Your goal
Every line from the one holding "Reproduce this chart with Chart.js." through the one holding "const yTicksB = [1, 2, 3];" should be returned exactly, both included; the pictures should not.

Dataset content

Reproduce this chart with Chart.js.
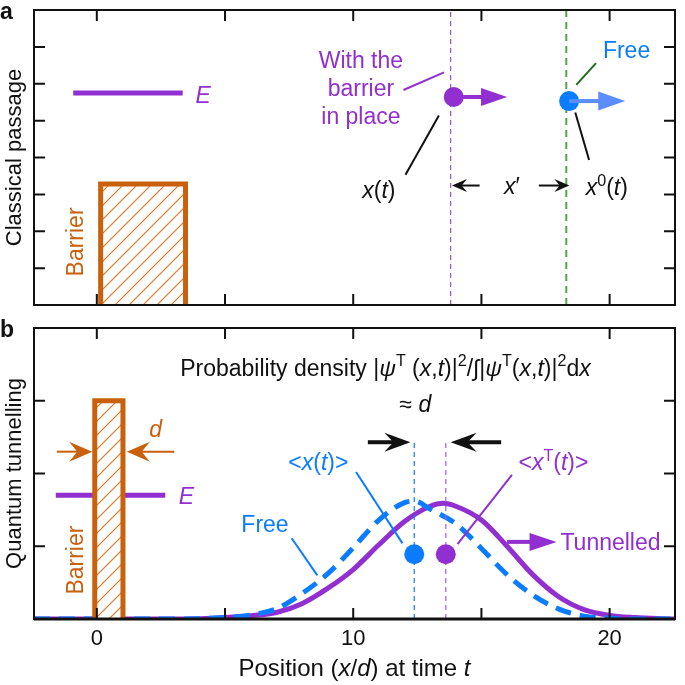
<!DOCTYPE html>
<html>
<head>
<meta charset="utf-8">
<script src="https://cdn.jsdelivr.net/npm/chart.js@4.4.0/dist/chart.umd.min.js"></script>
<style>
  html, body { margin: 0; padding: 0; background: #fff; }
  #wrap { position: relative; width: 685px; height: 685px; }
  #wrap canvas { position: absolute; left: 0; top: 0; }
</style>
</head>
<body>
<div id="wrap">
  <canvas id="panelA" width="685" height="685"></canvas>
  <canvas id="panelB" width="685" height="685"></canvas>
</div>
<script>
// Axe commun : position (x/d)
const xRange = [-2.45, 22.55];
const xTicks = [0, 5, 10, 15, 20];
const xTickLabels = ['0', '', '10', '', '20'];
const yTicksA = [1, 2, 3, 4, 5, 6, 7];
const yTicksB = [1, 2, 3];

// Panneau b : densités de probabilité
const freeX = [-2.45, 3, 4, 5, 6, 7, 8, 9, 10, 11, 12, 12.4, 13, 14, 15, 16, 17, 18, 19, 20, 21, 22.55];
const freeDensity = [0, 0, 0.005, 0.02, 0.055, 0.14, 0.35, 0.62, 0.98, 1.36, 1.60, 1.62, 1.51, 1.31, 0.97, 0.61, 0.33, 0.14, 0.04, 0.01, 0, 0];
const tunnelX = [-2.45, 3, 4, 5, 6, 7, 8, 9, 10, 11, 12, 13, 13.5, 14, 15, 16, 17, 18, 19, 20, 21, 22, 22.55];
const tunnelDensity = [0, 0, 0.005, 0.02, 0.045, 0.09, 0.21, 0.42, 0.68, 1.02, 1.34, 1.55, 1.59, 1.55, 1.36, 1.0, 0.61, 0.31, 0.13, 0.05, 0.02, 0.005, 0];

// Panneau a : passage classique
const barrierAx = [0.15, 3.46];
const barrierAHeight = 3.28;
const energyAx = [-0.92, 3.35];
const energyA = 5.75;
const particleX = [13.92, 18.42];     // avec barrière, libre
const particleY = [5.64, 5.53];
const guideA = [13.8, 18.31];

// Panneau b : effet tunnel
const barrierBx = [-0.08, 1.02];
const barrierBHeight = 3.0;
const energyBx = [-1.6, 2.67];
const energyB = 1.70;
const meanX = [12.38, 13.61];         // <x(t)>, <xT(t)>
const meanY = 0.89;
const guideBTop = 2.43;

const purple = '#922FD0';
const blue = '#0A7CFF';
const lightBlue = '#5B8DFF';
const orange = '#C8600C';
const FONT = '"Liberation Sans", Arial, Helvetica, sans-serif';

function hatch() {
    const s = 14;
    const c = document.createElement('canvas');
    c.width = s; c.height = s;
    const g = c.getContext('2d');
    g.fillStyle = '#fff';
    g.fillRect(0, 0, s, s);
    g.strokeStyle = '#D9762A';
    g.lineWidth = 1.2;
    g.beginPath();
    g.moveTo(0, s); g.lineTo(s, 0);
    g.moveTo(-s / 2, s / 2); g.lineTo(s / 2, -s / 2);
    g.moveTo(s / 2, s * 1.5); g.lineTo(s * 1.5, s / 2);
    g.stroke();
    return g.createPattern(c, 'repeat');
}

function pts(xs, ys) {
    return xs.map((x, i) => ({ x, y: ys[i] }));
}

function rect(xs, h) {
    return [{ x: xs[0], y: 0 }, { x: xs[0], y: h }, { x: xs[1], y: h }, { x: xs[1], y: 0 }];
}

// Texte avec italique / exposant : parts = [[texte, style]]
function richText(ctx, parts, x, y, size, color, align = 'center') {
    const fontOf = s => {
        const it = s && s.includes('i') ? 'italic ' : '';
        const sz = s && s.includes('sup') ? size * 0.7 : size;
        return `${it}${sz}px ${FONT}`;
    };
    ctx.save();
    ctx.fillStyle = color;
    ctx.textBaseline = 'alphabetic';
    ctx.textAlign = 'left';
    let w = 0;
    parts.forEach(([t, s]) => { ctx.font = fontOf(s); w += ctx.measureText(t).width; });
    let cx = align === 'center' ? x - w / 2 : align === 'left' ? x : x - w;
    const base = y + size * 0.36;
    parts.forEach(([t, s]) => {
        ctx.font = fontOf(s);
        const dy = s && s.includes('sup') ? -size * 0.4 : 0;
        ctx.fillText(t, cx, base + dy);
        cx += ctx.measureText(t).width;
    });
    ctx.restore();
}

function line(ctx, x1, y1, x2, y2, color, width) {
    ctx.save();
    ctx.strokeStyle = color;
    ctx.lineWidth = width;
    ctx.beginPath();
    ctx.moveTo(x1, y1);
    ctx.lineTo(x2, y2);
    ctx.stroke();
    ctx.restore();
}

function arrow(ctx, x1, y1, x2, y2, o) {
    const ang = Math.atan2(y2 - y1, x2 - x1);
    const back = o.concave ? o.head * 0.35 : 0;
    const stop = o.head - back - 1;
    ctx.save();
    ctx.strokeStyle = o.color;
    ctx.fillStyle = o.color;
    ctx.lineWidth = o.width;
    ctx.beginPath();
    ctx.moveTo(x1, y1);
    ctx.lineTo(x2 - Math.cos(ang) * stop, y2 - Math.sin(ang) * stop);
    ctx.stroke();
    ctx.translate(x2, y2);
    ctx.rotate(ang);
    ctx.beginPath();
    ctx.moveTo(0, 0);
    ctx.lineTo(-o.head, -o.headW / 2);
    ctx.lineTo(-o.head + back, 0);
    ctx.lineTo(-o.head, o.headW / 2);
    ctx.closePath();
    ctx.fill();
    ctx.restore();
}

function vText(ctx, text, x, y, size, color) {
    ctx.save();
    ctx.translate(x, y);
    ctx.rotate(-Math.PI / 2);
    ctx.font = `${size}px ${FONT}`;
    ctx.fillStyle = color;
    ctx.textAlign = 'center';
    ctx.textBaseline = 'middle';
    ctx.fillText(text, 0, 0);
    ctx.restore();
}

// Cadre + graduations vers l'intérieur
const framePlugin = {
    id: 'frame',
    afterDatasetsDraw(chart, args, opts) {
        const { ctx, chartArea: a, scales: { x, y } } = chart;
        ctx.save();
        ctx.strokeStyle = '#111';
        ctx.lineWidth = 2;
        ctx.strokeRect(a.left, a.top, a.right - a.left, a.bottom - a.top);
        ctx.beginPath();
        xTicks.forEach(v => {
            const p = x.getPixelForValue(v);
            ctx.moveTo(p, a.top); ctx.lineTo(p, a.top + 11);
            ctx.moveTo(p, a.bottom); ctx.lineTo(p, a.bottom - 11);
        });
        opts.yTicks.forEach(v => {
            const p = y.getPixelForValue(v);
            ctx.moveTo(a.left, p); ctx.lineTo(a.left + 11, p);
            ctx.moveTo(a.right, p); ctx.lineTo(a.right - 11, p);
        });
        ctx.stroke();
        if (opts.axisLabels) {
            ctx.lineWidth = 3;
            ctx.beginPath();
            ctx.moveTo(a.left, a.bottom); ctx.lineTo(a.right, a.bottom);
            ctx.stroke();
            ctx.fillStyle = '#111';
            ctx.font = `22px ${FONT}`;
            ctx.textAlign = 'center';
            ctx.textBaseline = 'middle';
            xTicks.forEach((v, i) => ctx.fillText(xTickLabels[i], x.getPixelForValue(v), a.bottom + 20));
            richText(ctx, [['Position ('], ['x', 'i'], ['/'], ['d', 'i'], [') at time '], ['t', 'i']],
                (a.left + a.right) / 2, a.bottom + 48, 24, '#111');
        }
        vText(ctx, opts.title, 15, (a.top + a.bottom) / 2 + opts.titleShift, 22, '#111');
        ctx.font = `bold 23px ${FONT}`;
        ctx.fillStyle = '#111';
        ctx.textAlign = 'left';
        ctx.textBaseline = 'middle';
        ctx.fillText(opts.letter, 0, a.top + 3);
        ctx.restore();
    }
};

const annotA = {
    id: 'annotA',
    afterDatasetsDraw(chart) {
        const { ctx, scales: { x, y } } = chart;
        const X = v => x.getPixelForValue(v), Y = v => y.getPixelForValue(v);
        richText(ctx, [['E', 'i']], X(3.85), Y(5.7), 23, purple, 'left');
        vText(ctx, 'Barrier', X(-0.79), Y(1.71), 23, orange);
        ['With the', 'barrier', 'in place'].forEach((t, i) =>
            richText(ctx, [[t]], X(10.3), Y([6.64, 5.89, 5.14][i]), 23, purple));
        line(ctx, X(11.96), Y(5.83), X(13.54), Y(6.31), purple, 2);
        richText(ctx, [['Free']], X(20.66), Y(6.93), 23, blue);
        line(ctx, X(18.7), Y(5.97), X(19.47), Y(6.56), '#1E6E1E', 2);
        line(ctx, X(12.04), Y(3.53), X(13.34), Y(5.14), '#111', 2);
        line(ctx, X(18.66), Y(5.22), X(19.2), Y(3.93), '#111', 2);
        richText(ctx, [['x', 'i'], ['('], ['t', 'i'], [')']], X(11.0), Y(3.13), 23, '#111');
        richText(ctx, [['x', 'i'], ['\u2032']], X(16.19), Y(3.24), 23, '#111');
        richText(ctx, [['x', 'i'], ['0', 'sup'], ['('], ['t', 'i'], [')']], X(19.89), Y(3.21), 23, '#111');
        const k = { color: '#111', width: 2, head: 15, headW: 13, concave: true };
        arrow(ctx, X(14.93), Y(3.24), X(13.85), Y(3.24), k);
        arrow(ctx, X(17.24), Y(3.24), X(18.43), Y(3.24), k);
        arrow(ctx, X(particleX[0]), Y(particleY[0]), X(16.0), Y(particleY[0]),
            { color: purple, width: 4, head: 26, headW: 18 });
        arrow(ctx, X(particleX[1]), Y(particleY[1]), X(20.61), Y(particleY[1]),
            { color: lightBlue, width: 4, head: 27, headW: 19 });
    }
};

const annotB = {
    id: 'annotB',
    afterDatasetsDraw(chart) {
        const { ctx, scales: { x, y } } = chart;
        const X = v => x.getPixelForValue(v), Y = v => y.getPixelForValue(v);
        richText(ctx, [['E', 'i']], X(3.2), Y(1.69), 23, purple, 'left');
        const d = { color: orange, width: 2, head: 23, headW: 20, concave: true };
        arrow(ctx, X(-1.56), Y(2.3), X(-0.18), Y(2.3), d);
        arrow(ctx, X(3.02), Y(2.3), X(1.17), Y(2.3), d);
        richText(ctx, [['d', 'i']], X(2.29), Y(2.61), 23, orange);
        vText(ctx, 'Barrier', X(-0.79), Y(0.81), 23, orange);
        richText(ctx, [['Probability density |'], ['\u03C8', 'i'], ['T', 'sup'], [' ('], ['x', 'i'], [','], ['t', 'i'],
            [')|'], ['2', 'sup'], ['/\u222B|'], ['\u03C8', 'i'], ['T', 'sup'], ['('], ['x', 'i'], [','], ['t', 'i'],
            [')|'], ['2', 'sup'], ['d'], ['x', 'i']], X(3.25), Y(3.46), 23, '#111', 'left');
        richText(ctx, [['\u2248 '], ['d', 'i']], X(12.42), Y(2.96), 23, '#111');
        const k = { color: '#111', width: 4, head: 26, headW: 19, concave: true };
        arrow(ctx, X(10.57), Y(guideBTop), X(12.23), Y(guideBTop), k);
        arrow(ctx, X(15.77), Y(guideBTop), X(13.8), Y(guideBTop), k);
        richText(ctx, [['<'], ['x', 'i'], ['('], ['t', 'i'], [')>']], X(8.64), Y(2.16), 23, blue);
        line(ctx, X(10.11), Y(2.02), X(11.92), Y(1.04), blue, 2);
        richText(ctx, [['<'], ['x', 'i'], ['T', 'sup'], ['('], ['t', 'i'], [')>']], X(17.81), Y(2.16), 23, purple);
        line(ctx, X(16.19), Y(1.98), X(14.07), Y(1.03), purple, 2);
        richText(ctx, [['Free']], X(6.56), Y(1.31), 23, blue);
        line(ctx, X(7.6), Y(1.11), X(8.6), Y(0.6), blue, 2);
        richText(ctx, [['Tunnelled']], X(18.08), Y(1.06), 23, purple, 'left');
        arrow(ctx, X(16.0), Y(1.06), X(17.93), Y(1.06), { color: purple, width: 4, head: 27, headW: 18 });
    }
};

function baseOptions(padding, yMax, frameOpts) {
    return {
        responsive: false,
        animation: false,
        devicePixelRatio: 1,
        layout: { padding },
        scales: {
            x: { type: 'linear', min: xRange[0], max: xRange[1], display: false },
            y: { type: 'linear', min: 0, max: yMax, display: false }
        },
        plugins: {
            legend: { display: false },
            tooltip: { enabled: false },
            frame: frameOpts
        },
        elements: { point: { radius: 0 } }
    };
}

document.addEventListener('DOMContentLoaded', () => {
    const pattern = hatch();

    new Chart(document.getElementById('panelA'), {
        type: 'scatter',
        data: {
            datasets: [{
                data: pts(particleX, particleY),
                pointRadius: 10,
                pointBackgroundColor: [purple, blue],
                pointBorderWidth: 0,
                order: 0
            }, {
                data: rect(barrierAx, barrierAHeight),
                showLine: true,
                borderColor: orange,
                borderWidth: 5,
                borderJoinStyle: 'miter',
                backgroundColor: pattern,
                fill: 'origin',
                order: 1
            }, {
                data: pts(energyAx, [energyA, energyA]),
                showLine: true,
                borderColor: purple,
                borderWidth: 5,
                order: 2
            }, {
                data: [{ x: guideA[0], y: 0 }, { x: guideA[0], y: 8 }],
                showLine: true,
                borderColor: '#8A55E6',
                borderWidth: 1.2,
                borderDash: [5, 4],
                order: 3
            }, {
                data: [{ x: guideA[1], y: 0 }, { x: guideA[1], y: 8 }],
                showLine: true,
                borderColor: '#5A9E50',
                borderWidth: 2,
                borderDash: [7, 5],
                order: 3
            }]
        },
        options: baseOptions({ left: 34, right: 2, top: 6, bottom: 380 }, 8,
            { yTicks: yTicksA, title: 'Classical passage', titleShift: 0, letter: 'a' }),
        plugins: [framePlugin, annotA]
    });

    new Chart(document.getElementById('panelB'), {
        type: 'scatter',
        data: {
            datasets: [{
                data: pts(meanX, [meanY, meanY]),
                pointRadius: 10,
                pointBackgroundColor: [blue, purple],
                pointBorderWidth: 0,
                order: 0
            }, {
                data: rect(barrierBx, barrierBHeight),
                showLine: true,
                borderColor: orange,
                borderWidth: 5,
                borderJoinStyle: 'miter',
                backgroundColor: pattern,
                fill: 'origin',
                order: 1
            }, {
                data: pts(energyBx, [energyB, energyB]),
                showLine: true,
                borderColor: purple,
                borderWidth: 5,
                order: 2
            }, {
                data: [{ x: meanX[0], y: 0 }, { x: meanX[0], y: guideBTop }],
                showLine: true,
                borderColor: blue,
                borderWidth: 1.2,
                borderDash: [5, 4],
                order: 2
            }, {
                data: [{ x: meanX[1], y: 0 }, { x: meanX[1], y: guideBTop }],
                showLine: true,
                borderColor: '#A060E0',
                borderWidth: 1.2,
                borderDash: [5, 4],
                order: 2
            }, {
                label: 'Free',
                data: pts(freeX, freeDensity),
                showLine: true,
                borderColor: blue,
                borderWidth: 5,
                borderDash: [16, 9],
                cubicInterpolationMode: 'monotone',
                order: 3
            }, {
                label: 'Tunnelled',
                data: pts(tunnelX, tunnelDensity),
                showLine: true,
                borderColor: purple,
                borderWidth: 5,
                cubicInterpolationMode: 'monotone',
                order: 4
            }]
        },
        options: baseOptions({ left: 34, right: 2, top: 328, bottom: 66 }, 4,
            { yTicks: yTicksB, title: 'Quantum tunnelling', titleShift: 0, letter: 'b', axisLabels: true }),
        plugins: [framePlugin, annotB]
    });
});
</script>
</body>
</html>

* * *

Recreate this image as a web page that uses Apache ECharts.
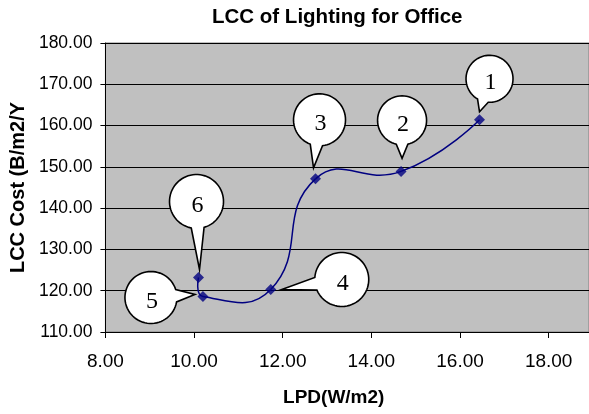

Result of the task
Reproduce this chart with Chart.js.
<!DOCTYPE html>
<html>
<head>
<meta charset="utf-8">
<script src="https://cdn.jsdelivr.net/npm/chart.js@4.4.0/dist/chart.umd.min.js"></script>
<style>
  html, body { margin: 0; padding: 0; background: #fff; }
  #wrap { position: relative; width: 685px; height: 685px; }
  #wrap canvas { position: absolute; left: 0; top: 0; }
</style>
</head>
<body>
<div id="wrap">
  <canvas id="panelA" width="685" height="685"></canvas>
  <canvas id="panelB" width="685" height="685"></canvas>
</div>
<script>
// Axe commun : position (x/d)
const xRange = [-2.45, 22.55];
const xTicks = [0, 5, 10, 15, 20];
const xTickLabels = ['0', '', '10', '', '20'];
const yTicksA = [1, 2, 3, 4, 5, 6, 7];
const yTicksB = [1, 2, 3];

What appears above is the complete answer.